Yargılama sürecinde yapılan yayınların kişilerin suçlu gibi gösterilmesine neden olmaması, ancak basının da haber verme hakkını kullanması gerektiğini vurgulayan Sözüer, konuşmasını şöyle sürdürdü:
''Soruşturmalar veya kovuşturmalar sürecinde yargılamalar adeta adliye dışına taşmış durumdayken, diğer taraftan bu konuda yayın yapan, kitap yazanlar hakkında yüzlerce dava var. Bunların ikisi de doğru değil. Basın özgürlüğü sadece ceza kanunundaki maddelerle bağlantılı olarak değerlendirilemez. Basın özgürlüğüne yönelik ceza kanunu dışındaki yaptırımlar daha önemli olmuştur. Türkiye'de geçmiş yıllarda basın kuruluşlarına el koyulması bunun tipik örneğidir.''

İÜ İnsan Hakları Merkezi Müdürü Prof. Dr.
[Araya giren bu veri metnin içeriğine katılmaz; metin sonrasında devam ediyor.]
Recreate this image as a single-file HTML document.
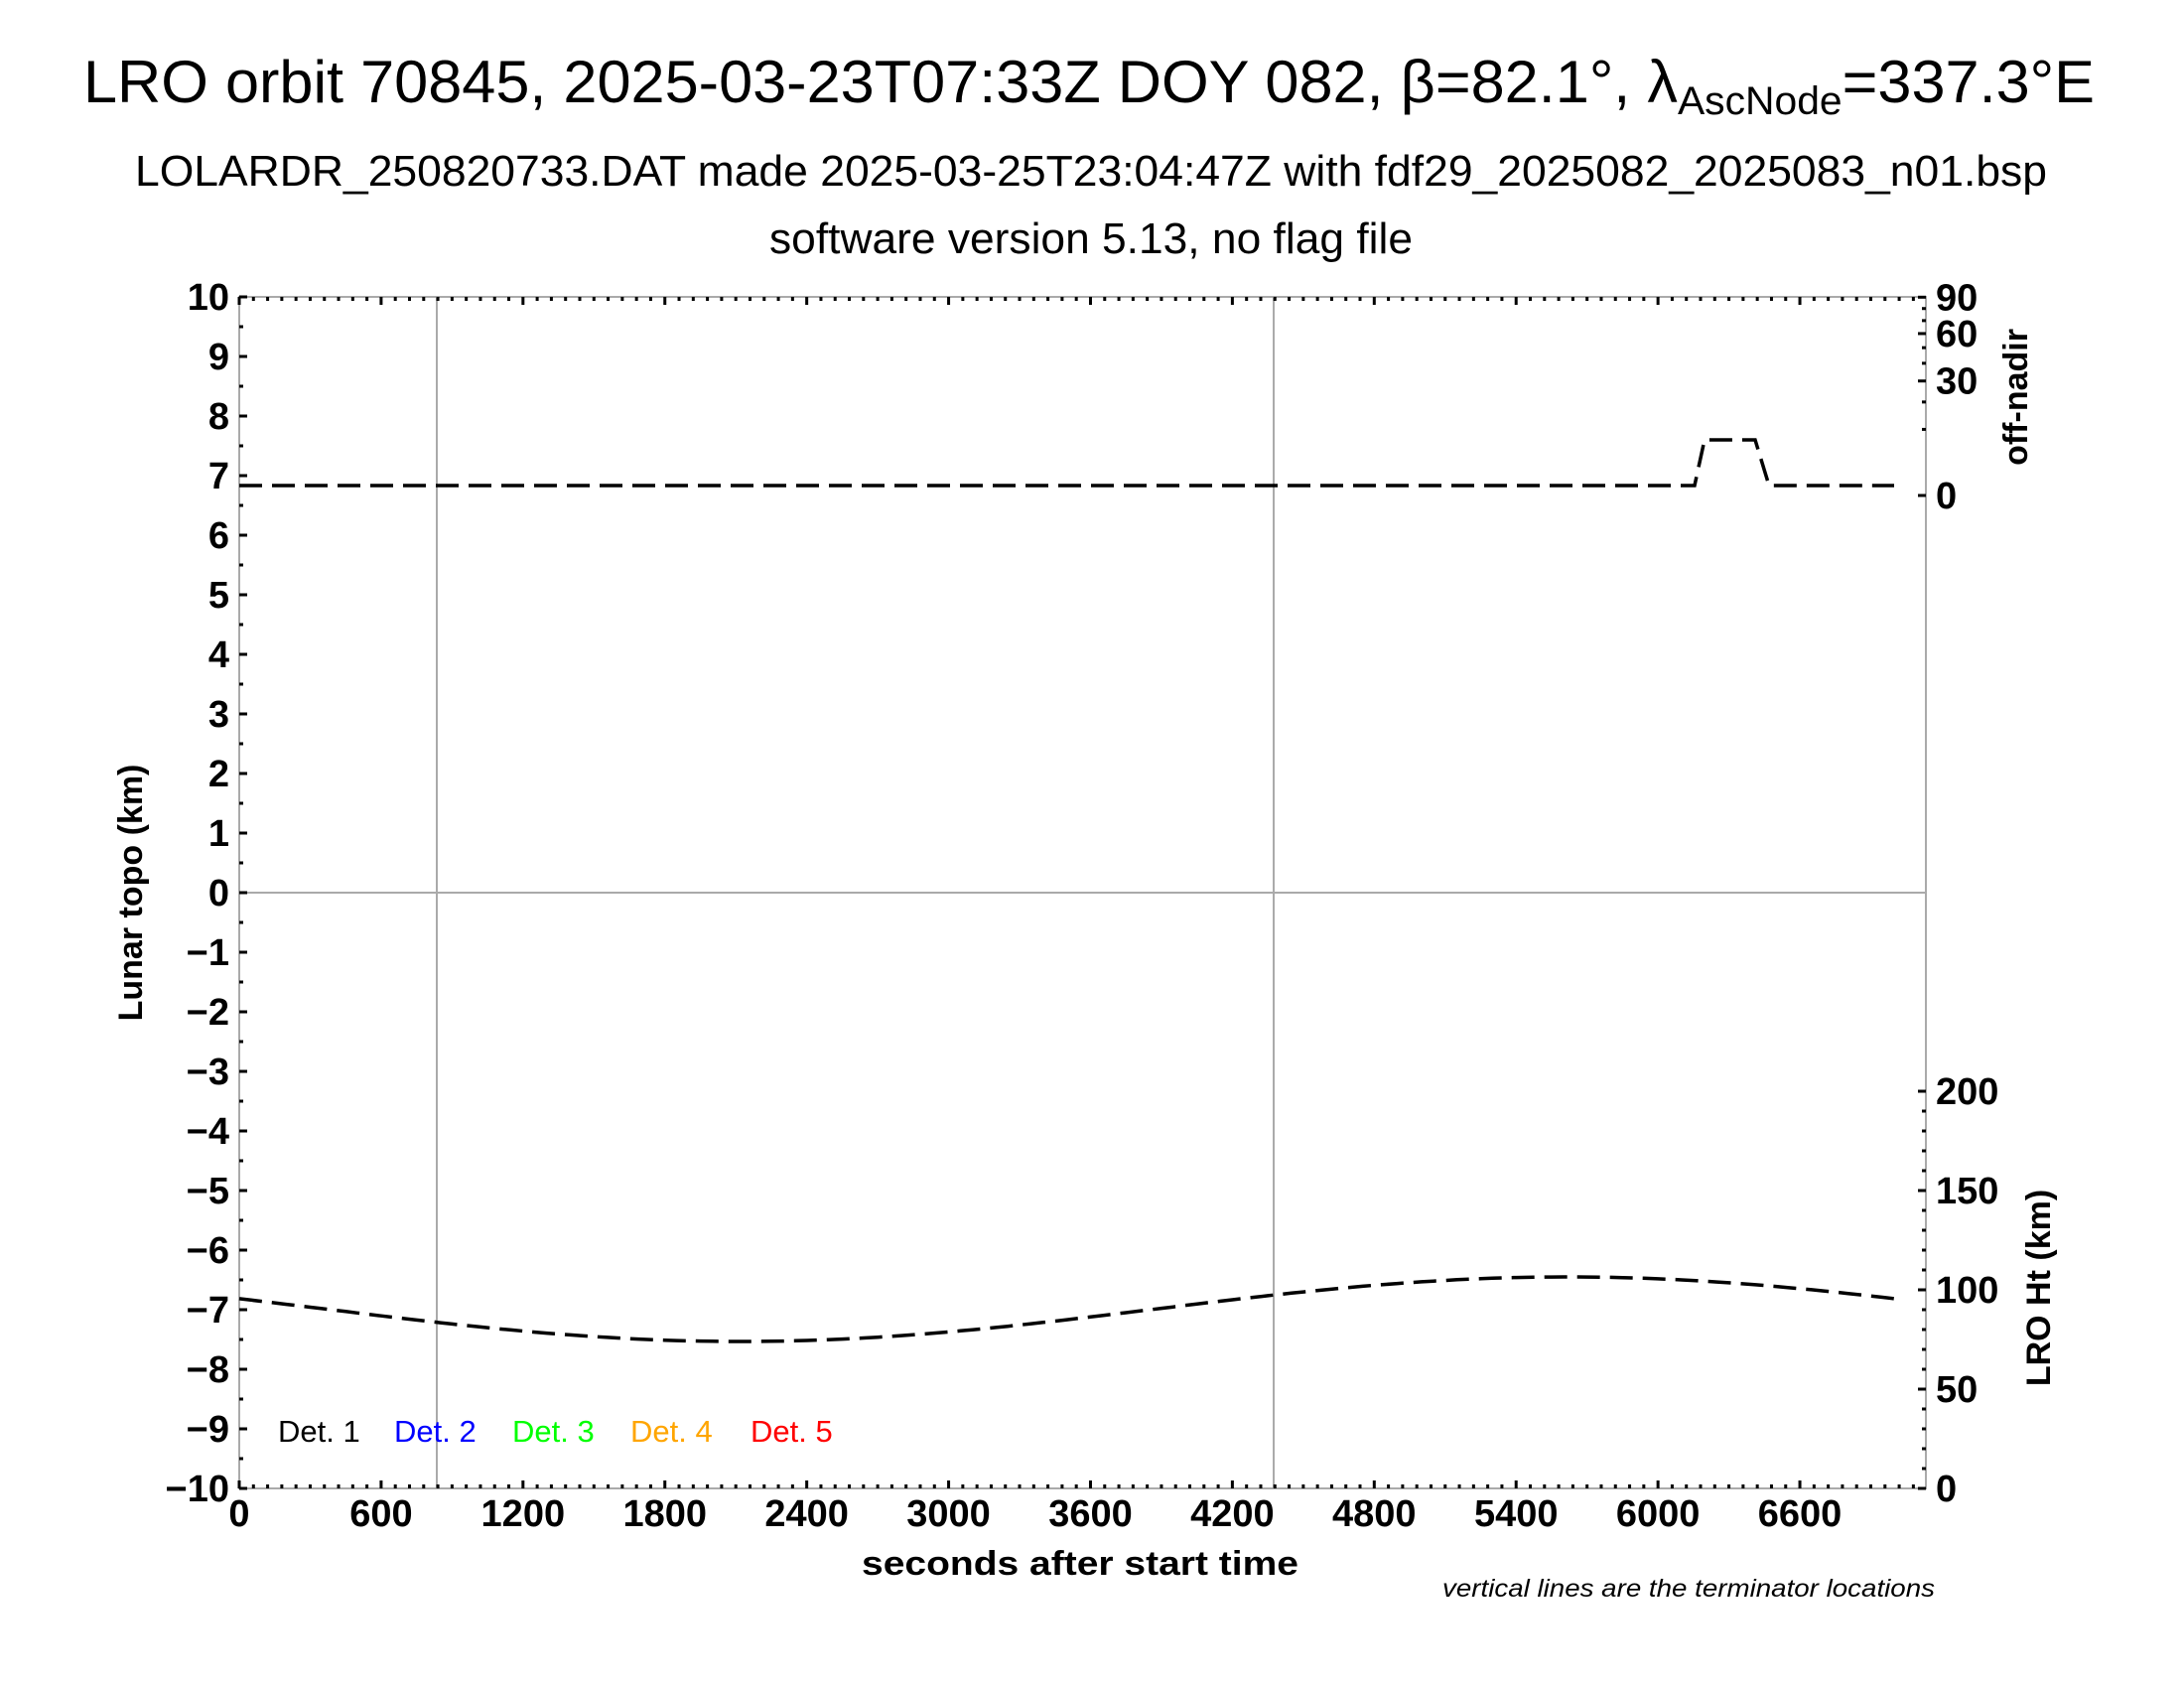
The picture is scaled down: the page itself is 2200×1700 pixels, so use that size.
<!DOCTYPE html>
<html><head><meta charset="utf-8"><style>
html,body{margin:0;padding:0;background:#fff}
svg{display:block}
text{font-family:"Liberation Sans",Arial,sans-serif}
.t{font-weight:bold;font-size:34px}
.n{font-weight:bold;font-size:38px}
</style></head><body>
<svg id="s" width="2200" height="1700" viewBox="0 0 2200 1700" xmlns="http://www.w3.org/2000/svg">
<text x="1097" y="103" font-size="60" text-anchor="middle" textLength="2026" lengthAdjust="spacingAndGlyphs">LRO orbit 70845, 2025-03-23T07:33Z DOY 082, β=82.1°, λ<tspan font-size="40" dy="12">AscNode</tspan><tspan dy="-12">=337.3°E</tspan></text>
<text x="1099" y="187" font-size="44" text-anchor="middle" textLength="1926" lengthAdjust="spacingAndGlyphs">LOLARDR_250820733.DAT made 2025-03-25T23:04:47Z with fdf29_2025082_2025083_n01.bsp</text>
<text x="1099" y="255" font-size="44" text-anchor="middle" textLength="648" lengthAdjust="spacingAndGlyphs">software version 5.13, no flag file</text>
<g stroke="#aaa" stroke-width="2" fill="none">
<line x1="440" y1="299" x2="440" y2="1499"/>
<line x1="1283" y1="299" x2="1283" y2="1499"/>
<line x1="241" y1="899" x2="1940" y2="899"/>
<rect x="241" y="299" width="1699" height="1200"/>
</g>
<g id="ticks" stroke="#000" stroke-width="3"></g>
<g id="labs" class="n"></g>
<path id="nad" fill="none" stroke="#000" stroke-width="3.5" stroke-dasharray="23 10"/>
<path id="ht" fill="none" stroke="#000" stroke-width="3.5" stroke-dasharray="23 10"/>
<text class="t" transform="translate(143,899) rotate(-90)" text-anchor="middle">Lunar topo (km)</text>
<text class="t" transform="translate(2042,400) rotate(-90)" text-anchor="middle">off-nadir</text>
<text class="t" transform="translate(2065,1297) rotate(-90)" text-anchor="middle">LRO Ht (km)</text>
<text class="t" x="1088" y="1586" text-anchor="middle" textLength="440" lengthAdjust="spacingAndGlyphs">seconds after start time</text>
<text x="1949" y="1608" font-size="25" font-style="italic" text-anchor="end" textLength="496" lengthAdjust="spacingAndGlyphs">vertical lines are the terminator locations</text>
<g font-size="31">
<text x="280" y="1452" fill="#000">Det. 1</text>
<text x="397" y="1452" fill="#0000ff">Det. 2</text>
<text x="516" y="1452" fill="#00ff00">Det. 3</text>
<text x="635" y="1452" fill="#ffa500">Det. 4</text>
<text x="756" y="1452" fill="#ff0000">Det. 5</text>
</g>
</svg>
<script>
var NS="http://www.w3.org/2000/svg",T=document.getElementById('ticks'),L=document.getElementById('labs');
function ln(a,b,c,d){var e=document.createElementNS(NS,'line');e.setAttribute('x1',a);e.setAttribute('y1',b);e.setAttribute('x2',c);e.setAttribute('y2',d);T.appendChild(e);}
function tx(x,y,s,anc){var e=document.createElementNS(NS,'text');e.setAttribute('x',x);e.setAttribute('y',y);e.setAttribute('text-anchor',anc);e.textContent=s;L.appendChild(e);}
var px=1699/7133;
function X(t){return 241+t*px;}
for(var t=0;t<=7133;t+=60){var x=X(t),maj=(t%600==0);var l=maj?8:4;ln(x,299,x,299+l);ln(x,1499,x,1499-l);
 if(maj&&t<=6600)tx(x,1537,String(t),'middle');}
for(var k=-20;k<=20;k++){var y=899-k*30,maj=(k%2==0);ln(241,y,241+(maj?8:4),y);
 if(maj){var v=k/2;tx(231,y+13,(v<0?'\u2212':'')+Math.abs(v),'end');}}
for(var a=0;a<=90;a+=10){var y=499-21.05*Math.sqrt(a);ln(1940,y,1940-((a%30==0)?8:4),y);
 if(a%30==0)tx(1950,y+13,String(a),'start');}
for(var h=0;h<=200;h+=10){var y=1499-h*2;ln(1940,y,1940-((h%50==0)?8:4),y);
 if(h%50==0)tx(1950,y+13,String(h),'start');}
document.getElementById('nad').setAttribute('d','M241,489 L1707,489 L1717,443 L1768,443 L1782,489 L1908,489');
var d='';for(var t=0;t<=7000;t+=50){var y=1318.5+32.5*Math.cos(2*Math.PI*(t-2120)/7000);d+=(t?'L':'M')+X(t).toFixed(1)+','+y.toFixed(1);}
document.getElementById('ht').setAttribute('d',d);
</script>
</body></html>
Semih Gemalmaz da Türkiye'de ifade ve basın özgürlüğü alanında 1990'lı yılların ortasından itibaren anayasal ve yasal bir dizi düzenleme yapıldığını belirterek, uygulamada köklü bir değişikliğin yapıldığını söylemenin mümkün olmadığını vurguladı.

Gemalmaz, ''Basını sadece ifade özgürlüğünü kullanması konusundaki sıkıntılarla sınırlamayıp, içinde bulunduğumuz süreçte basının bir bilgi kirlenmesine vesile olup olmadığı konusu da masaya yatırılmalıyız'' dedi.